Thursday, February 26, 2009

"i feel like i'm in someone else's home"

I am so cold.

Is it inconceivable that a person can be happy? Eh, probably not. I feel I am pulling away from myself and the detachment isn't providing the escape I suppose I was hoping for. Not that I have truly intentional split myself up, but since I could see it happening I figured I might cull some silver lining from this inevitable counterpart to being twenty four, having much expected of me and having little to show.

I will make it there.
pierce

Monday, September 29, 2008

the more i sink into the ground...

I was angry last night. I didn't want to keep it internal but I wanted to keep it pointed inward so no one else would have to care. It is painful when everything hurts and there is no understanding from within so how could I presume that any could possibly come from without, and not from lacking trying, bless her poor, unsatisfied need to save me from myself.
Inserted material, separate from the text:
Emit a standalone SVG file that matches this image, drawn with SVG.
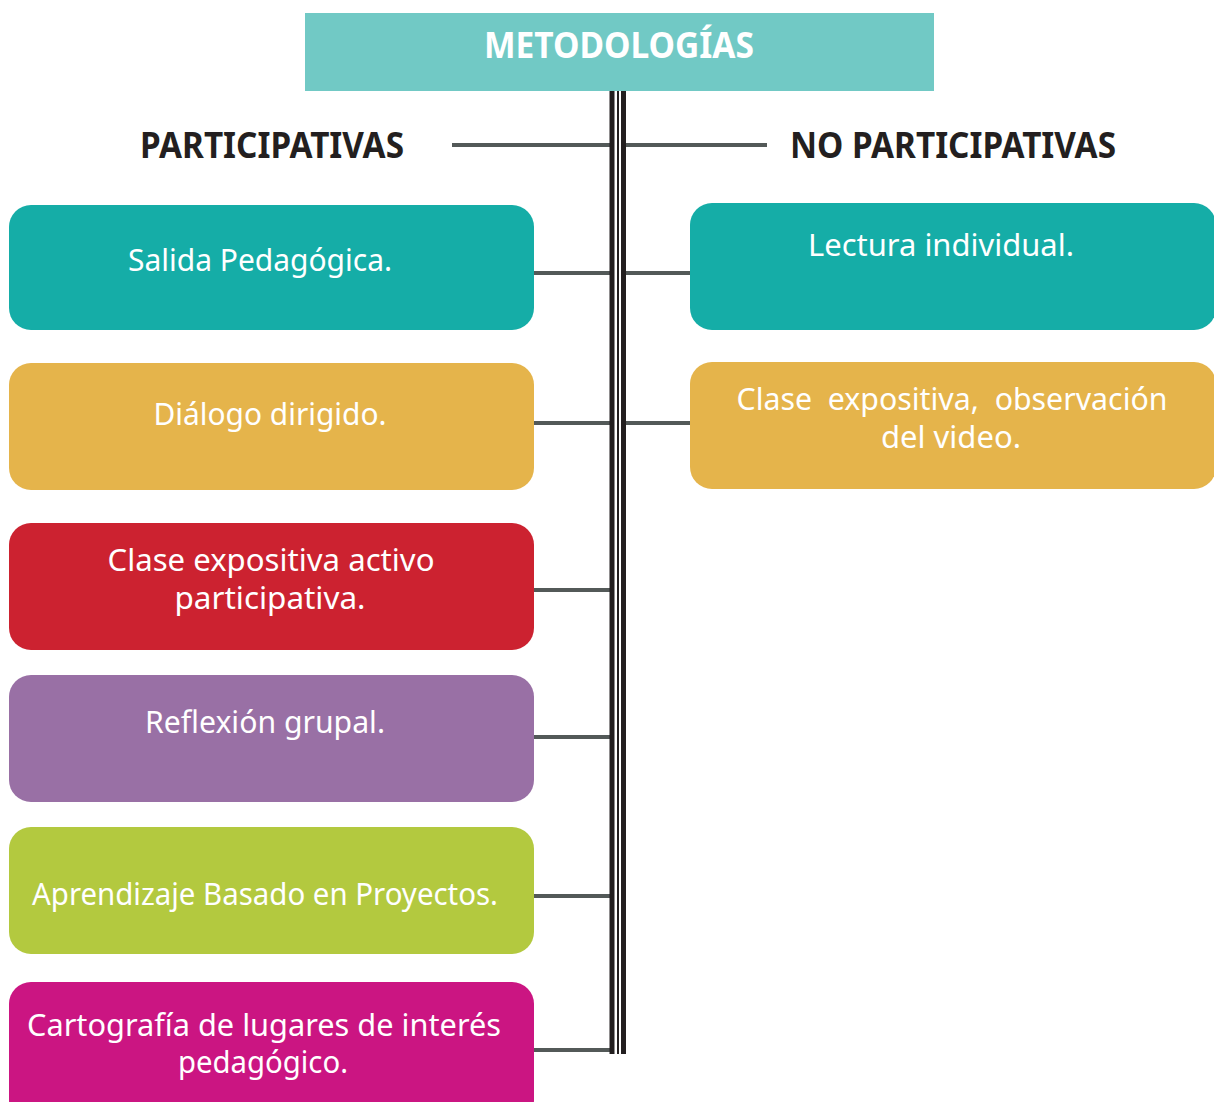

I hadn't written a poem in over a year or perhaps longer. Unless there is one I wrote on here that I have forgotten about. But the intent is always so different for me when I use pencil and my yellow legal pad as opposed to a laptop. I think I had forgotten about catharsis and even truth or honesty. I have just been mostly depressed this past week and I don't know how to pray so my mutterings when I am alone have been requests for instruction on how to request instruction. And I need it to be okay that I barely know the one I'm asking because I am so afraid all the time.